Mais qui est Mohamed Bouazizi ?
Nous avons rencontré une de ses sœurs, « Samia », nous lui avons demandé de nous parler de lui. Elle nous raconte d'abord comment tout a commencé pour Mohamed. « À l'âge de 3 ans, il a perdu son père, il travaillait en même temps qu'il faisait ses études au secondaire. Il voulait aider la famille à subvenir à ses besoins. Et à l'année de son baccalauréat, il fallait qu'il fasse un choix, celui de continuer les études ou de travailler. Il se sentait responsable de nous, et cela le rendait fier. » Et d'ajouter : « on ne manquait de rien grâce à lui, dès qu'il rentrait à la maison après une journée de travail, il distribuait l'argent gagné sur tous les membres de la famille, des fois il ne pouvait donner à ma mère qu'un dinar et cela la faisait rire. »
Samia et ceux qui l'ont connu nous disent que Mohamed Bouazizi aimait rire et faire des plaisanteries. Il respectait tout le monde et tout le monde le respectait. Il était aimé et connu de tous pour son caractère généreux et gentil. « C'est une grosse perte et pas seulement pour nous sa famille mais pour toute la ville. Un de nos voisins m'a même dit qu'il ne pleurait pas son propre fils comme il a pleuré Mohamed. » Nous confie Samia.
Le 17 décembre 2010 : le début de la fin
« Ce jour là Mohamed est sorti comme d'habitude travailler sur charrette quand les agents de la municipalité sont venus pour la nième fois lui demander l'autorisation de marchander, mais puisqu'il ne l'a pas parce qu'il est marchand ambulant, on lui a confisqué sa marchandise, l'agent (femme qui plus est) l'insulte, lui crache dessus et finit par le gifler. » Trop de humiliation, en effet. Trop à ne pas en supporter. Pourquoi se faire admonester de cette façon ? Qu'a-t-il commis d'aussi grave pour mériter une telle sanction ? Rien, évidement.
« Lorsqu'il a voulu rencontrer un responsable pour régulariser sa situation, bien sûr personne ne l'a écouté. Et c'est là qu'il est allé chercher une bouteille d'un litre et demi d'essence et un briquet à la main, il ne savait plus ce qu'il faisait, il était complètement hors de lui, rongé par la colère et le désespoir. En cliquant plusieurs fois le briquet, il a fini par s'allumer et déclencher la première flamme de la révolte, de la Révolution. »

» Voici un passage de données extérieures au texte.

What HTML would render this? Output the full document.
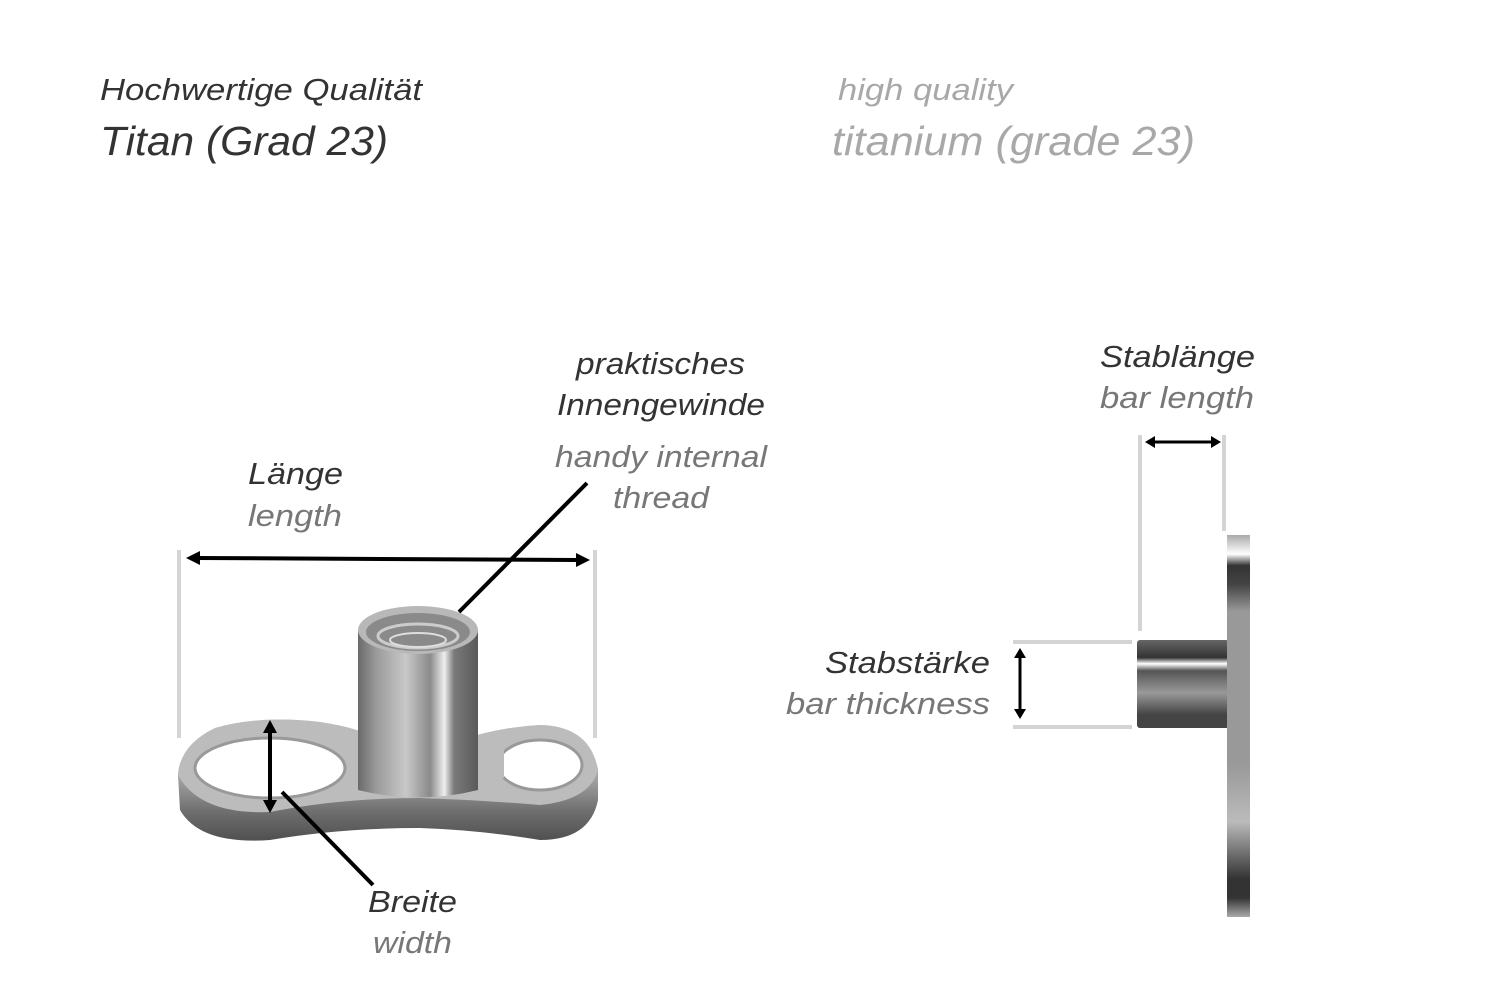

Pourquoi cet acte d'immolation par le feu ?
Smaïn Laâcher. Sociologue au Centre d'étude des mouvements sociaux (CNRS-EHESS) a déclaré sur les colonnes du journal « Al Watan » à propos de cet acte : « l'immolation est un acte politique et non seulement un acte de désespérance sociale...Tout simplement parce que ce n'est pas un acte privé. Il surgit dans l'espace public et prend à témoin les publics présents. Ce n'est pas seulement sa vie que l'on supprime. L'immolation est un acte d'accusation porté contre la puissance publique et son monopole par tous les puissants. C'est quand il n'y a plus d'interlocuteurs et plus de cadre légitime pour faire valoir son tort et demander réparation que la mort devient une issue possible à la répétition, sans fin du malheur. »
Voyez-vous Mohamed Bouazizi ne connaissait pas toutes ces explications psychologiques de l'acte qu'il a commis. Et nous savons, par ailleurs, que l'immolation en forme de suicide n'est pas tout à fait répandue en Tunisie. D'ailleurs, avant Mohamed Bouazizi, un jeune de son quartier nous rapporte qu'un autre jeune homme porteur de projets à qui on a refusé le financement et donc échouer son projet, s'est donné la mort en avalant un poison mais son acte n'a pas attiré l'attention vers lui.
Bouazizi était écarté de la société, effacé par les autorités, mais il vivait dans le respect et la dignité et selon Samia, les Bouzidiens ne peuvent souffrir aucun compromis quant à leur dignité, c'est leur corde sensible est la toucher serait synonyme de crime contre leur personne. « Le lendemain de l'incident, mes tantes –qui sont nombreuses- se sont déplacées devant le bâtiment du gouvernorat de Sidi Bouzid et ont manifesté contre leurs pratiques inhumaines envers les habitants et en particulier Mohamed», enchaîna Samia.
Mohamed Bouazizi était ambitieux, il n'entendait pas rester marchand ambulant de légumes, il projetait d'acheter une voiture avec de l'argent qu'il aurait économisé et améliorer son petit commerce puis l'agrandir. Son rêve et son ambition ne seront pas réalisés. Mais en contre partie, il a réalisé le rêve de tous les Tunisiens : celui de la liberté et de la dignité. Il leur aurait offert ce qu'il y a de plus cher à tout être humain et a payé de sa vie pour cela.
Sur le chemin du retour, nous avons été nous recueillir sur la tombe de Bouazizi dans le cimetière de « Horchana » situé entre l'école primaire de Sidi Salah et la localité de Sidi Bannour- le village natal de la famille Bouazizi à 16 km de Sidi Bouzid. La tombe est facilement repérable dans ce champ s'étendant à perte de vue, le drapeau de la Tunisie planté juste à côté. Nous avons récité la fatiha et sommes partis, le cœur rempli d'émotion et d'amertume. Car si nous avons eu notre Révolution, fait chuter l'ancien président et son régime, le chemin vers la démocratie et la liberté demeure encore filandreux et éreintant.